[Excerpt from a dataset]

·····

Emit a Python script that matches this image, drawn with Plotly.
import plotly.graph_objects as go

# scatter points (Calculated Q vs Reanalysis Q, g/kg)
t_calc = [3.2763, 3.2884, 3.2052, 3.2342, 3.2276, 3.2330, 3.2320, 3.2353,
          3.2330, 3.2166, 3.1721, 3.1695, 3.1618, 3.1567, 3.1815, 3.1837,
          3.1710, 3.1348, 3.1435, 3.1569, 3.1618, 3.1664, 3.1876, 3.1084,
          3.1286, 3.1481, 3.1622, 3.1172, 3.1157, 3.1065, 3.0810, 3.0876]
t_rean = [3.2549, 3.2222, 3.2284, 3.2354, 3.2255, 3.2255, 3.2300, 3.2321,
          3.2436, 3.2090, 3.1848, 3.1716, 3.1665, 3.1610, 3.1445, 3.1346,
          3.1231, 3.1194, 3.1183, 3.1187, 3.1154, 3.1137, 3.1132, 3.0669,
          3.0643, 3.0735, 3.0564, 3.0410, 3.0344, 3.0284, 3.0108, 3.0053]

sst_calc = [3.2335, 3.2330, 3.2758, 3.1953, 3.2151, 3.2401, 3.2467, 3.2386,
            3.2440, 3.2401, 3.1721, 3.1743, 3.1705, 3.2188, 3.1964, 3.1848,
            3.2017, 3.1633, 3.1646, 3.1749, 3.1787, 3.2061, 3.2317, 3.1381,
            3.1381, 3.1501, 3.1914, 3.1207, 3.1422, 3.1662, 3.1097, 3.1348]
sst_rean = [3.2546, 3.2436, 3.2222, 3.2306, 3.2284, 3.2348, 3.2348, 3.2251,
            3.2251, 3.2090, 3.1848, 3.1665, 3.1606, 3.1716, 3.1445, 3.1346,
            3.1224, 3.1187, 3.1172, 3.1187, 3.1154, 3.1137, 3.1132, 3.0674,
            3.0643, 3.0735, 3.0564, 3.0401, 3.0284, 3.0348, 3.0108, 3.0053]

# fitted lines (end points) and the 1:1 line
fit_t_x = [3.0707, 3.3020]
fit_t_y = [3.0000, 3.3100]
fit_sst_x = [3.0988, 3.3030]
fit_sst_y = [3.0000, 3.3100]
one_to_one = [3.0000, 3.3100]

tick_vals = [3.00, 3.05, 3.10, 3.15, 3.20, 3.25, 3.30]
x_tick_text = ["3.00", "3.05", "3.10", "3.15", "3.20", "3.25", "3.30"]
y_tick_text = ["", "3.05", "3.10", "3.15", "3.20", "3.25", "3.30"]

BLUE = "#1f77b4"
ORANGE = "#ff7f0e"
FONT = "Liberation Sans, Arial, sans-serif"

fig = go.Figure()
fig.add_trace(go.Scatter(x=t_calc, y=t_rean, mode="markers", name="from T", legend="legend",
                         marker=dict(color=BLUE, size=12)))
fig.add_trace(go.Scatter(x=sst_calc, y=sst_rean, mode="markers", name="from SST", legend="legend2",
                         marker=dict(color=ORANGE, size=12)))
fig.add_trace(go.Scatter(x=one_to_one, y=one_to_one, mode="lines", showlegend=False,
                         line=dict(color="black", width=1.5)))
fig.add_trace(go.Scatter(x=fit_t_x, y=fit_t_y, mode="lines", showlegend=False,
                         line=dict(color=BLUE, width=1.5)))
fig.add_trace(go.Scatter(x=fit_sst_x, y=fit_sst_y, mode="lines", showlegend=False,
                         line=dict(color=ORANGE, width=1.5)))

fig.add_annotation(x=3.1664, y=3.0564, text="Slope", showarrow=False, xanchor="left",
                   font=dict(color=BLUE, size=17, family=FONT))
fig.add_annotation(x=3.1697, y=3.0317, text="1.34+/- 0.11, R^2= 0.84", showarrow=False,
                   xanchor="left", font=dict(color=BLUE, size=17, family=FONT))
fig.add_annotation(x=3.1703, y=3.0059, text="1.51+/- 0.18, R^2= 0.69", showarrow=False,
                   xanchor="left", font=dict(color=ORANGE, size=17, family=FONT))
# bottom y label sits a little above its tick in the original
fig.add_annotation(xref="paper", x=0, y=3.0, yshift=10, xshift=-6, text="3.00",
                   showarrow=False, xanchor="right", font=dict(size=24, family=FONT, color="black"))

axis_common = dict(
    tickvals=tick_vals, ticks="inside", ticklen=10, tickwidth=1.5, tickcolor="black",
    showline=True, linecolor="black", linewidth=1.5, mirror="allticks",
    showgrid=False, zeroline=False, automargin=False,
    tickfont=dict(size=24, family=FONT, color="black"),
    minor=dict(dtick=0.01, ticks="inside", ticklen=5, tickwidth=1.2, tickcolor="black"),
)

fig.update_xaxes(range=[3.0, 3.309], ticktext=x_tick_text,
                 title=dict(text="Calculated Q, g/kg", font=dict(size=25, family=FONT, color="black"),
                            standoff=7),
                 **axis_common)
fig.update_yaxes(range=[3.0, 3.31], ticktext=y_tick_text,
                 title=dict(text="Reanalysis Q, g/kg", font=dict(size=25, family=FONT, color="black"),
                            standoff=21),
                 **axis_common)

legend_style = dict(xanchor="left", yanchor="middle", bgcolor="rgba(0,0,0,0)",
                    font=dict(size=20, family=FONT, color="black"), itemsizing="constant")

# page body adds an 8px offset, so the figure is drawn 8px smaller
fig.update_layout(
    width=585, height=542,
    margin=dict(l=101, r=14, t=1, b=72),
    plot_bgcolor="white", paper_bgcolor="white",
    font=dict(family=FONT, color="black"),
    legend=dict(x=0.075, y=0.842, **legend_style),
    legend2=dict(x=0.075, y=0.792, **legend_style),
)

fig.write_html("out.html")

·····

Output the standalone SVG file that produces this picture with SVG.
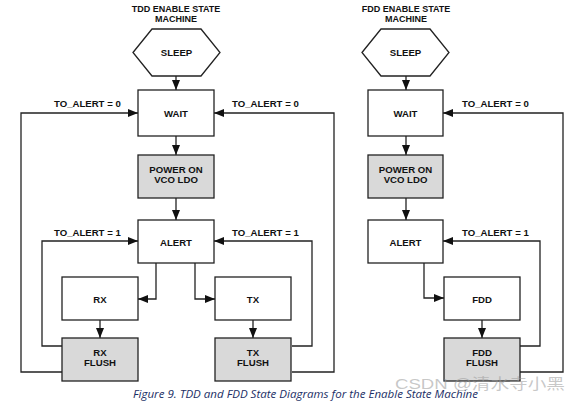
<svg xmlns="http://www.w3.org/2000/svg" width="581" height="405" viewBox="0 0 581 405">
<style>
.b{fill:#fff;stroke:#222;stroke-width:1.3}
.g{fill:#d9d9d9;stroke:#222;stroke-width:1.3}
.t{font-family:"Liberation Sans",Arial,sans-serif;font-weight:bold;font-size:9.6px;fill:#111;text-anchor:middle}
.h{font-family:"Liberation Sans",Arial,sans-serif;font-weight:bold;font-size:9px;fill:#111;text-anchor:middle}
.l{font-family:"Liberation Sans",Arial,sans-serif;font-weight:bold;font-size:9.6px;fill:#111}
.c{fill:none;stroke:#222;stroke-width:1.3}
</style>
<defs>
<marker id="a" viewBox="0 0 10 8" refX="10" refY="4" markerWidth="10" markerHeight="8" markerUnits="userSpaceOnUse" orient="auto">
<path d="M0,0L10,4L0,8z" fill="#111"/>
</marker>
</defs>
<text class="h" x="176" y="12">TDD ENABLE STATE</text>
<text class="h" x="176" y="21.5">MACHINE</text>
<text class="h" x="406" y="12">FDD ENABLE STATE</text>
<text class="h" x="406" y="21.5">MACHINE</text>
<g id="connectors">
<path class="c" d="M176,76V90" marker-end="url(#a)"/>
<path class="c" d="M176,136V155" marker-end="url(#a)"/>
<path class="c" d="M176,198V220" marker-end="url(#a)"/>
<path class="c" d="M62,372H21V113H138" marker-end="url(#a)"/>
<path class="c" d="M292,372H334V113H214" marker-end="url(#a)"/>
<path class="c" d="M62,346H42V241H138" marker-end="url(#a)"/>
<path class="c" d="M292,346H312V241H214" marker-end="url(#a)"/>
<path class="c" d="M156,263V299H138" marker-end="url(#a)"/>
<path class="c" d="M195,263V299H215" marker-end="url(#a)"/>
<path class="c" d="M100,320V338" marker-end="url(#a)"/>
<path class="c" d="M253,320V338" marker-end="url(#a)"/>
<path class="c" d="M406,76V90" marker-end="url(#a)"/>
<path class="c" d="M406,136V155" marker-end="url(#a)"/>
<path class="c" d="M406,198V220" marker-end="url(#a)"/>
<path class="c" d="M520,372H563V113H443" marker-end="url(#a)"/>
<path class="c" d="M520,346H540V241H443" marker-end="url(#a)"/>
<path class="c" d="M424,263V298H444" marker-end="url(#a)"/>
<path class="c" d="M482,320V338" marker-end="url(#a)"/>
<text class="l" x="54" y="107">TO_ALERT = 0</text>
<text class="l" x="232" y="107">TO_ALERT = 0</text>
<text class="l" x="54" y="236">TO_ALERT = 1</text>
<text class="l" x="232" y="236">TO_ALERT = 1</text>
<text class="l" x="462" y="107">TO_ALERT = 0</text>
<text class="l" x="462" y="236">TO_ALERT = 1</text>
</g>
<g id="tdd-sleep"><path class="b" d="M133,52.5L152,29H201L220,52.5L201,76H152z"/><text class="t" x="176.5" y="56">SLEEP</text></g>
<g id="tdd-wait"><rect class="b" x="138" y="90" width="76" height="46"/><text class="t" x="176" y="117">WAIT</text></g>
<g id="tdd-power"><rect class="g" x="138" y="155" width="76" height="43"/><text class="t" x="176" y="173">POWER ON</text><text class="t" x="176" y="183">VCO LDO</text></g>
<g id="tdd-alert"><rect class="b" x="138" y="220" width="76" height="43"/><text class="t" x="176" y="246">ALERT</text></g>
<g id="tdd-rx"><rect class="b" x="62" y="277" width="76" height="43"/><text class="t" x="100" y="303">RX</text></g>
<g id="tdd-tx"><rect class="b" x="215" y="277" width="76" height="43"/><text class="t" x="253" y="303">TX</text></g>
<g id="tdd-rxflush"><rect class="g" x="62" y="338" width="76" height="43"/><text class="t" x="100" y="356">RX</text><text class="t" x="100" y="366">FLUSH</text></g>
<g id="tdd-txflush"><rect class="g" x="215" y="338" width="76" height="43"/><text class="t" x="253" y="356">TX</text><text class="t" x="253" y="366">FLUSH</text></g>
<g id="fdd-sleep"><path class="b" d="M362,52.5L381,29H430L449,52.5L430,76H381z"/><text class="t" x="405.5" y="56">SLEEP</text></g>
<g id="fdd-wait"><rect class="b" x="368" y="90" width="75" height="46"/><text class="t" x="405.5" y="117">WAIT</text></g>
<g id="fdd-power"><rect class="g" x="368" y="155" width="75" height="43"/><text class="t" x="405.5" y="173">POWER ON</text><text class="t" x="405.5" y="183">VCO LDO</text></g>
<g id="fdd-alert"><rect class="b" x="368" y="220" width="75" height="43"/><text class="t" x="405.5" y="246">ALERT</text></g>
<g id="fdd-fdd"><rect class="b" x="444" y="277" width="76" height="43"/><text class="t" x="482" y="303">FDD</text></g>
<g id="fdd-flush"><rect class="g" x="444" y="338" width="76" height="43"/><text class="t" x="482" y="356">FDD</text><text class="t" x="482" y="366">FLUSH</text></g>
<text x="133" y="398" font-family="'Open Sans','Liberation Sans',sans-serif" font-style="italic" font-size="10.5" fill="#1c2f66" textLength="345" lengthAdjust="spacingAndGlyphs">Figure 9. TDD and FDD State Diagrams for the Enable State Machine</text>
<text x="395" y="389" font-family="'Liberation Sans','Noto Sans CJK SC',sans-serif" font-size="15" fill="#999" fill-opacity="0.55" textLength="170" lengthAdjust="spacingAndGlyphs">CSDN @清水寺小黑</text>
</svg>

·····

REQUEST: From the listing, copy each line containing the word "with".

CORRECT OUTPUT:
Emit a Python script that matches this image, drawn with Plotly.
Output the standalone SVG file that produces this picture with SVG.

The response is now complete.